━━ SOURCE DATA

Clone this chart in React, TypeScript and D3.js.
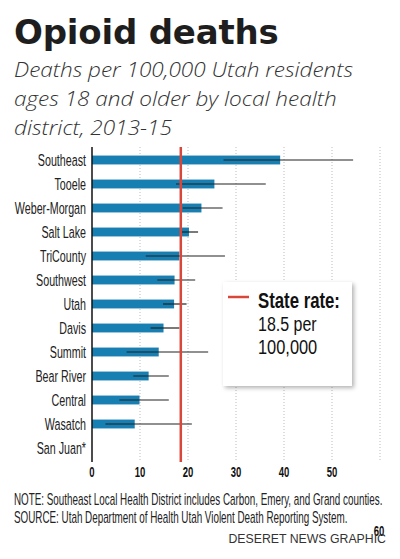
import React from 'react';
import * as d3 from 'd3';

const districts = ["Southeast", "Tooele", "Weber-Morgan", "Salt Lake", "TriCounty", "Southwest", "Utah", "Davis", "Summit", "Bear River", "Central", "Wasatch", "San Juan*"];
const rates = [39.2, 25.5, 22.8, 20.2, 18.2, 17.2, 17.1, 14.9, 13.9, 11.8, 9.9, 8.9, null];
const lows = [27.4, 17.5, 18.9, 18.5, 11.2, 13.6, 14.8, 12.2, 7.2, 8.6, 5.7, 2.8, null];
const highs = [54.4, 36.2, 27.2, 22.1, 27.7, 21.5, 19.7, 18.2, 24.2, 16.0, 16.0, 20.8, null];
const tickValues = [0, 10, 20, 30, 40, 50, 60];
const stateRate = 18.5;

// no condensed face installed, so squeeze Liberation Sans horizontally
const cond = "'Liberation Sans', Arial, sans-serif";

type CTextProps = {
  x: number; y: number; sx: number; size: number;
  anchor?: 'start' | 'middle' | 'end'; bold?: boolean; fill?: string; children: React.ReactNode;
};

const CText = ({ x, y, sx, size, anchor = 'start', bold = false, fill = '#222', children }: CTextProps) => (
  <text transform={`translate(${x},${y}) scale(${sx},1)`} textAnchor={anchor} fontFamily={cond}
    fontWeight={bold ? 'bold' : 'normal'} fontSize={size} fill={fill}>{children}</text>
);

const App: React.FC = () => {
  const width = 400;
  const height = 559;
  const top = 147;
  const bottom = 462;

  const x = d3.scaleLinear().domain([0, 60]).range([92, 380]);
  const y = d3.scaleBand<string>()
    .domain(districts)
    .range([148, 460])
    .paddingInner(0.63)
    .paddingOuter(0.315);

  const rows = districts.map((d, i) => ({ name: d, rate: rates[i], lo: lows[i], hi: highs[i] }));

  return (
    <svg width={width} height={height} style={{ position: 'absolute', left: 0, top: 0, background: '#fff' }}>
      <defs>
        <filter id="shadow" x="-20%" y="-20%" width="140%" height="140%">
          <feDropShadow dx="2" dy="2" stdDeviation="2" floodColor="#000" floodOpacity="0.3" />
        </filter>
      </defs>

      {/* title */}
      <text x={14} y={44} fontFamily="'DejaVu Sans', sans-serif" fontWeight="bold" fontSize={34} fill="#1e1e1e" letterSpacing={-0.2}>Opioid deaths</text>
      {["Deaths per 100,000 Utah residents", "ages 18 and older by local health", "district, 2013-15"].map((s, i) => (
        <text key={s} transform={`translate(14,${77 + i * 29}) scale(1.1,1)`} fontFamily="'Open Sans', sans-serif" fontWeight={300} fontStyle="italic" fontSize={20.5} fill="#333">{s}</text>
      ))}

      {/* grid */}
      {tickValues.filter(t => t > 0).map(t => (
        <line key={t} x1={x(t)} x2={x(t)} y1={top} y2={bottom} stroke="#bbb" strokeWidth={1} strokeDasharray="1,2" />
      ))}

      {/* bars */}
      {rows.map(r => r.rate != null && (
        <rect key={r.name} x={x(0)} y={y(r.name)!} width={x(r.rate) - x(0)} height={y.bandwidth()} fill="#177fb2" />
      ))}
      {/* error bars */}
      {rows.map(r => r.lo != null && r.hi != null && (
        <line key={r.name} x1={x(r.lo)} x2={x(r.hi)} y1={y(r.name)! + y.bandwidth() / 2} y2={y(r.name)! + y.bandwidth() / 2} stroke="#222" strokeWidth={1.2} />
      ))}

      {/* axis line */}
      <line x1={x(0)} x2={x(0)} y1={top} y2={bottom} stroke="#111" strokeWidth={1.5} />

      {/* state rate */}
      <line x1={x(stateRate)} x2={x(stateRate)} y1={top} y2={bottom} stroke="#d9473a" strokeWidth={2.5} />

      {/* category labels */}
      {districts.map(d => (
        <CText key={d} x={86} y={y(d)! + y.bandwidth() / 2 + 5.5} sx={0.63} size={17} anchor="end">{d}</CText>
      ))}

      {/* tick labels */}
      {tickValues.map(t => (
        <CText key={t} x={t === 60 ? x(t) - 1 : x(t)} y={t === 60 ? 536 : 477} sx={0.68} size={14} anchor="middle" bold fill="#111">{t}</CText>
      ))}

      {/* legend */}
      <rect x={223} y={282} width={129} height={104} fill="#fff" filter="url(#shadow)" />
      <line x1={228} x2={249} y1={297} y2={297} stroke="#d9473a" strokeWidth={2.5} />
      <CText x={258} y={308} sx={0.78} size={21.5} bold fill="#111">State rate:</CText>
      <CText x={258} y={331} sx={0.78} size={20.5} fill="#111">{`${stateRate} per`}</CText>
      <CText x={258} y={354} sx={0.8} size={20.5} fill="#111">100,000</CText>

      {/* notes */}
      <CText x={14} y={505} sx={0.616} size={16} fill="#222">NOTE:  Southeast Local Health District includes Carbon, Emery, and Grand counties.</CText>
      <CText x={14} y={523} sx={0.616} size={16} fill="#222">SOURCE:  Utah Department of Health Utah Violent Death Reporting System.</CText>
      <text x={386} y={543} textAnchor="end" fontFamily={cond} fontSize={12.3} fill="#333">DESERET NEWS GRAPHIC</text>
    </svg>
  );
};

export default App;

━━━━

[THE PROBLEM] Read through the lines above and collect those that contain the string "React".

[WRITTEN SOLUTION]
Clone this chart in React, TypeScript and D3.js.
import React from 'react';
  anchor?: 'start' | 'middle' | 'end'; bold?: boolean; fill?: string; children: React.ReactNode;
const App: React.FC = () => {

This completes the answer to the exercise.